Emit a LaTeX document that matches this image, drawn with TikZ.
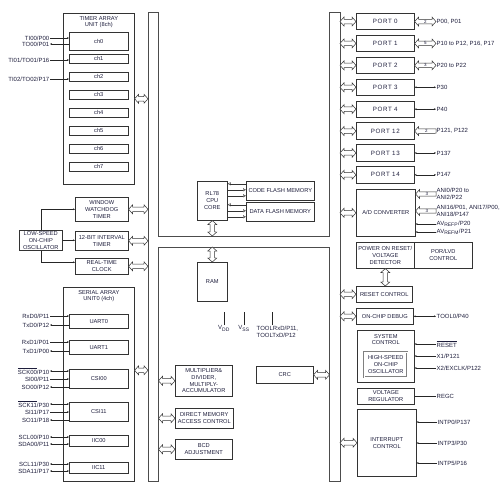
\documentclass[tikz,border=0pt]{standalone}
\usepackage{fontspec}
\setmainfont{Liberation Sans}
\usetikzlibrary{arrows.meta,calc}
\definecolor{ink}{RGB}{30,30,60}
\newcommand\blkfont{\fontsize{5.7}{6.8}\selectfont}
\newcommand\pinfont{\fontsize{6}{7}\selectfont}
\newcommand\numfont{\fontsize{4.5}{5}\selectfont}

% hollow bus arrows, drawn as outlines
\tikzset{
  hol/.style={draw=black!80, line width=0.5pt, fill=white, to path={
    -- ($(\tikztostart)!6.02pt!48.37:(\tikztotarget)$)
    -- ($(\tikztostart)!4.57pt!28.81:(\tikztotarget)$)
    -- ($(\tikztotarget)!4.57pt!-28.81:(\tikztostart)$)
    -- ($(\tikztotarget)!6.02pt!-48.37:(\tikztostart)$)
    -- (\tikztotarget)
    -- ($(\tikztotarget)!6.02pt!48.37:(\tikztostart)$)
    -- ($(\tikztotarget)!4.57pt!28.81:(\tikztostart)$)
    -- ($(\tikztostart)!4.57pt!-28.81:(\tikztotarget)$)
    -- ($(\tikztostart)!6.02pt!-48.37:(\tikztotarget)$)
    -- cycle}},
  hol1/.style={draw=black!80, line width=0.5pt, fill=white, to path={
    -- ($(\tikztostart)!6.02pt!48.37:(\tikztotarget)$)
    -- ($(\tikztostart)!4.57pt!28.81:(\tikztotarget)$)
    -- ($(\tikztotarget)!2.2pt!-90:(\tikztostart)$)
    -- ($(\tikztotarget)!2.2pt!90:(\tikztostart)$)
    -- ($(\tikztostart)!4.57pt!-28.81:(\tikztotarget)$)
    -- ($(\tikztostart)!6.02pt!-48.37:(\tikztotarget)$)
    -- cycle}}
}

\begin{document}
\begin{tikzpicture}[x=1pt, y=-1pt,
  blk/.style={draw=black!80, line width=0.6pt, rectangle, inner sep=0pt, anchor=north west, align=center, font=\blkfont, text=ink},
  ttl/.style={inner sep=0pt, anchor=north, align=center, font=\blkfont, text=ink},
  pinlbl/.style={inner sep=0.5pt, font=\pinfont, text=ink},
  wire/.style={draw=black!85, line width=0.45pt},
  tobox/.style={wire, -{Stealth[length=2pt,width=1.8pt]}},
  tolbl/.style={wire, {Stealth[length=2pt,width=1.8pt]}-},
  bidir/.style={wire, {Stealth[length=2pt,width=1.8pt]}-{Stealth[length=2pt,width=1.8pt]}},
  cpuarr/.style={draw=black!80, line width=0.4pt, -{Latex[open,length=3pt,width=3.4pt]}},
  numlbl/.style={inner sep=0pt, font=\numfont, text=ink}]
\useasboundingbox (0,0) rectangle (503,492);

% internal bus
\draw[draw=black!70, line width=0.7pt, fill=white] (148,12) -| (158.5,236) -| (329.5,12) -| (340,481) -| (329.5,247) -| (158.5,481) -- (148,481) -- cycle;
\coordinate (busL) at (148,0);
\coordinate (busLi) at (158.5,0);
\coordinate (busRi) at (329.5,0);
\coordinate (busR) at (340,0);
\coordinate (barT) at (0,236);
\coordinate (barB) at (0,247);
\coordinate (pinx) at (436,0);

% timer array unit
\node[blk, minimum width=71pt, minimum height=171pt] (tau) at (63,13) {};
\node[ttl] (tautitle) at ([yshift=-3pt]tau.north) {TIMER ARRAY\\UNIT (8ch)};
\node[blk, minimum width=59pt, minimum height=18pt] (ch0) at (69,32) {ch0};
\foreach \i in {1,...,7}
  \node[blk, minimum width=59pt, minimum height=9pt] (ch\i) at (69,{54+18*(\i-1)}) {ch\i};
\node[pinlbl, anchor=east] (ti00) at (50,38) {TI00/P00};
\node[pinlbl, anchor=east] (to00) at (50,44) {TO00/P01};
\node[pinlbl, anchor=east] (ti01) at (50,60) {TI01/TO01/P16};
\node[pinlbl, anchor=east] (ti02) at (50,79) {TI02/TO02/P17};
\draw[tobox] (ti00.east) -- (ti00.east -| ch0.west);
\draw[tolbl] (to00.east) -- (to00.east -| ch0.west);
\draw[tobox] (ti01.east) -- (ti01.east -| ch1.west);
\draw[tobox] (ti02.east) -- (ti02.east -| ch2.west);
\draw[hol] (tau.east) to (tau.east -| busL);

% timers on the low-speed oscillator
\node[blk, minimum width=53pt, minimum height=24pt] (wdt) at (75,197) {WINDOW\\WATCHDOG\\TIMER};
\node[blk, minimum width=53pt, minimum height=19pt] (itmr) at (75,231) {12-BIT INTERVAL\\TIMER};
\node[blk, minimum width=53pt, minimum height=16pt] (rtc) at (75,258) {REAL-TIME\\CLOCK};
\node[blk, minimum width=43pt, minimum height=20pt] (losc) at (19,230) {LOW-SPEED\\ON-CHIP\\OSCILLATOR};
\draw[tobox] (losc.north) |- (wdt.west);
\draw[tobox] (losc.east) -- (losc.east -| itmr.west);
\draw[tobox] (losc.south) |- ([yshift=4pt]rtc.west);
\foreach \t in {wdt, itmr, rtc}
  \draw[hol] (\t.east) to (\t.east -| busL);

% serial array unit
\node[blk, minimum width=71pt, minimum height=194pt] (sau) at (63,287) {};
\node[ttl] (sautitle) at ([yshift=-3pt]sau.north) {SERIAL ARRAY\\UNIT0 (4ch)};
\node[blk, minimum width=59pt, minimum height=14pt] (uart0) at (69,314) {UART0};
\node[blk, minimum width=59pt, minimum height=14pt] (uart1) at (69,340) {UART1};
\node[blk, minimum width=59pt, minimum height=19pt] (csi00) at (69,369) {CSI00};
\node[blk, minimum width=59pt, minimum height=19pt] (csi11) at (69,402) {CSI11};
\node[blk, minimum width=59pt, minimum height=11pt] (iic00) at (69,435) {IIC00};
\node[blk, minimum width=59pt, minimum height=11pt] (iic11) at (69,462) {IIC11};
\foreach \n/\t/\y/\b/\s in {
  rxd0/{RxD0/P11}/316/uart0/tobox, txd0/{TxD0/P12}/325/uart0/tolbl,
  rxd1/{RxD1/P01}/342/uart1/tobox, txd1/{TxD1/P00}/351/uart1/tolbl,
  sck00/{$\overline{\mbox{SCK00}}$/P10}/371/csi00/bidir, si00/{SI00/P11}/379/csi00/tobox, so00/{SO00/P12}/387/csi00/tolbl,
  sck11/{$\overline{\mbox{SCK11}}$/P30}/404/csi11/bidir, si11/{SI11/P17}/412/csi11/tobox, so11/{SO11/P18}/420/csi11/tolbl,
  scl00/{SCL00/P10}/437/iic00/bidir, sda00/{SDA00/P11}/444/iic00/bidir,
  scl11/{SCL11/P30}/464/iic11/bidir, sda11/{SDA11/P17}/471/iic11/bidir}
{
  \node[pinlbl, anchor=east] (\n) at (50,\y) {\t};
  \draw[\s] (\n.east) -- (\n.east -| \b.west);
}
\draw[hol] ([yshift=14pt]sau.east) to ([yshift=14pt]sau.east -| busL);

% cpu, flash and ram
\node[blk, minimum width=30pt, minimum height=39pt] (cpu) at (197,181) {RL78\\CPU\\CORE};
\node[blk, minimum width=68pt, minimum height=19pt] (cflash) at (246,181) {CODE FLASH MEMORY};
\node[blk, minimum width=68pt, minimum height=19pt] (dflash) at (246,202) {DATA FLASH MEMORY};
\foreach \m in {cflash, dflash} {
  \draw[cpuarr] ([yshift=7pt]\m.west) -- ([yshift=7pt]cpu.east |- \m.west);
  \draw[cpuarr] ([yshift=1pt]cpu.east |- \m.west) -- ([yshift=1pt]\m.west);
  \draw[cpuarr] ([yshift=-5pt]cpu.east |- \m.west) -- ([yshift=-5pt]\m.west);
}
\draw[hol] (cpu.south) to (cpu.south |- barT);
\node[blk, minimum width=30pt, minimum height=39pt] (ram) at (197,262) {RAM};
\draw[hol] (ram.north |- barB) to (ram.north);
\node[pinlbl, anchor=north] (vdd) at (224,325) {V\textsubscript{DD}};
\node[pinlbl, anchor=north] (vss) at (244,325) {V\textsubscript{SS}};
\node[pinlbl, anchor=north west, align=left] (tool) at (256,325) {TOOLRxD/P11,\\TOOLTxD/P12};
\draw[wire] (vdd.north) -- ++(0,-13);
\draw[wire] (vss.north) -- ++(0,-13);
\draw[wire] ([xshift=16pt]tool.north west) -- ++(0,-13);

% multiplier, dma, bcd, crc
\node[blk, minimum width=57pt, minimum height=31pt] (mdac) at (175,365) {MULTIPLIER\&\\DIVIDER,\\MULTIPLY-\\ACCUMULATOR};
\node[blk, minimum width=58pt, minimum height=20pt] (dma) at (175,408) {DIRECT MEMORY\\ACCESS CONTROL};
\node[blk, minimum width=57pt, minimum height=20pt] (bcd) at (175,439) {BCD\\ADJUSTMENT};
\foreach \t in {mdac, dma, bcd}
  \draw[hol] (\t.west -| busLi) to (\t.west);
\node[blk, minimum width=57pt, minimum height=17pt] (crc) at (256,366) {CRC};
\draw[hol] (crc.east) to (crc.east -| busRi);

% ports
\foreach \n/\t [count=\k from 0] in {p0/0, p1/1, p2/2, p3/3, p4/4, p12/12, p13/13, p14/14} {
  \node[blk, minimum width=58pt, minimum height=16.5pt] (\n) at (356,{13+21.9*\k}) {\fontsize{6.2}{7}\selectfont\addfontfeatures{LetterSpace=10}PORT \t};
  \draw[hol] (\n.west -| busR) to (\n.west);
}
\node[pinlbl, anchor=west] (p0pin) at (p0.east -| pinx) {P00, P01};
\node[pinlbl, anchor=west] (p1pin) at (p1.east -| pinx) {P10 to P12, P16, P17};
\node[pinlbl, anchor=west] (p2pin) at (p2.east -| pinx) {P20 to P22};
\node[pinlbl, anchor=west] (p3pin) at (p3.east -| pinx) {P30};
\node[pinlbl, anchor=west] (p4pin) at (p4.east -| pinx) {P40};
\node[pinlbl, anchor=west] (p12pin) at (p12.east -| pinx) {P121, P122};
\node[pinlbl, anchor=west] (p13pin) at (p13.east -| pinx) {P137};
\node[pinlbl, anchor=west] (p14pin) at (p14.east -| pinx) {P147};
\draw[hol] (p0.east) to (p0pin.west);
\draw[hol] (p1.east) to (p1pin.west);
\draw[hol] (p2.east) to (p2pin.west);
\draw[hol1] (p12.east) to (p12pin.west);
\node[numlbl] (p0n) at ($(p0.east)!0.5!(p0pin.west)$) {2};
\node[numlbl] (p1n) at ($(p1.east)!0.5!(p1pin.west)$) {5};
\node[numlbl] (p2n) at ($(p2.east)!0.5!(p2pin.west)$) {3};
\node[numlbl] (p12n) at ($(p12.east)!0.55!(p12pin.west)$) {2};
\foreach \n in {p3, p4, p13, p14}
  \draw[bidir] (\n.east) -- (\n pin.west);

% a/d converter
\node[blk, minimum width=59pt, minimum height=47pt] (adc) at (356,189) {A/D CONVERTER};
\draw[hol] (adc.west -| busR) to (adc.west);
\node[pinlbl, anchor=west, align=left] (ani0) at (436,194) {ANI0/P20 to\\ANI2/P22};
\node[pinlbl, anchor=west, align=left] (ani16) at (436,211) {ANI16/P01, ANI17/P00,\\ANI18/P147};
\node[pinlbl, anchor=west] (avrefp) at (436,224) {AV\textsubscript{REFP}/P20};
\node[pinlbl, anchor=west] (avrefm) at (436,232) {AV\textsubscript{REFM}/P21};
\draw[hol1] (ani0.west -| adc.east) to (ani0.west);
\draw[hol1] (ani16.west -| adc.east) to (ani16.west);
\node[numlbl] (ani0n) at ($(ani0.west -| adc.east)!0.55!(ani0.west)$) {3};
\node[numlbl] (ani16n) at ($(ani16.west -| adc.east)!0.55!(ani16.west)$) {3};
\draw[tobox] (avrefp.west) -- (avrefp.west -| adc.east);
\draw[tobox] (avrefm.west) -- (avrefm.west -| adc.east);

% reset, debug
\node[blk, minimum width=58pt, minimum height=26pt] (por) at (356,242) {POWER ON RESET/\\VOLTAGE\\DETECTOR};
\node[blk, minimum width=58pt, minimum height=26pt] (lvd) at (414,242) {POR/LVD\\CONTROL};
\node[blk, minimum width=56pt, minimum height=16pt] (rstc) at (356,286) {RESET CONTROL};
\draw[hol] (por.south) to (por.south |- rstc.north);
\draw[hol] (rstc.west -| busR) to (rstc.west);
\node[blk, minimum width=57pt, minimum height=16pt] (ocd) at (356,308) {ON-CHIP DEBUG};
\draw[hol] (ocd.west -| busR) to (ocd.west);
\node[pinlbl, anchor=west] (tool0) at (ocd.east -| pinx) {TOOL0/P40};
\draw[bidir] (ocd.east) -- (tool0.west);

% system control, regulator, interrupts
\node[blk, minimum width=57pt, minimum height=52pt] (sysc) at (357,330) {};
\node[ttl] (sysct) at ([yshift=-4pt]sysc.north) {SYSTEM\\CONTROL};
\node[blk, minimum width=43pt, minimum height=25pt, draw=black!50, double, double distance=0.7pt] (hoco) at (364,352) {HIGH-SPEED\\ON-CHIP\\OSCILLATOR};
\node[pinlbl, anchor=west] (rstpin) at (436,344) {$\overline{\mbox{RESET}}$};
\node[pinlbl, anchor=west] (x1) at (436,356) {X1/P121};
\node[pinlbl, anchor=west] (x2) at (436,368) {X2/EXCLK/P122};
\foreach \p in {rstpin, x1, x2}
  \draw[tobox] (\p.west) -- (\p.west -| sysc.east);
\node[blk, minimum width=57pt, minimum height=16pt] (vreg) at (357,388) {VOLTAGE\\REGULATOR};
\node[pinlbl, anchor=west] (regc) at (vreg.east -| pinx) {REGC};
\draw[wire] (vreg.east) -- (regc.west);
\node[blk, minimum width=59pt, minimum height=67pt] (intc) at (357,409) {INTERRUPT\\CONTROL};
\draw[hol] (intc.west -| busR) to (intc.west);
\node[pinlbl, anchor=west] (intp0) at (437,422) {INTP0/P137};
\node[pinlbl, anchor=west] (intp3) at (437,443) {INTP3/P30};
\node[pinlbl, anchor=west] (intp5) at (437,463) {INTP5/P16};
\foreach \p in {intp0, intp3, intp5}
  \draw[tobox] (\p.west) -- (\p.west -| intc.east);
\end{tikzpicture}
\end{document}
------------------------------------------------------------------------
■ STATED GOAL ■
Collect the lines of the data that carry the word "drawn".

■ TASK RESULT ■
Emit a LaTeX document that matches this image, drawn with TikZ.
% hollow bus arrows, drawn as outlines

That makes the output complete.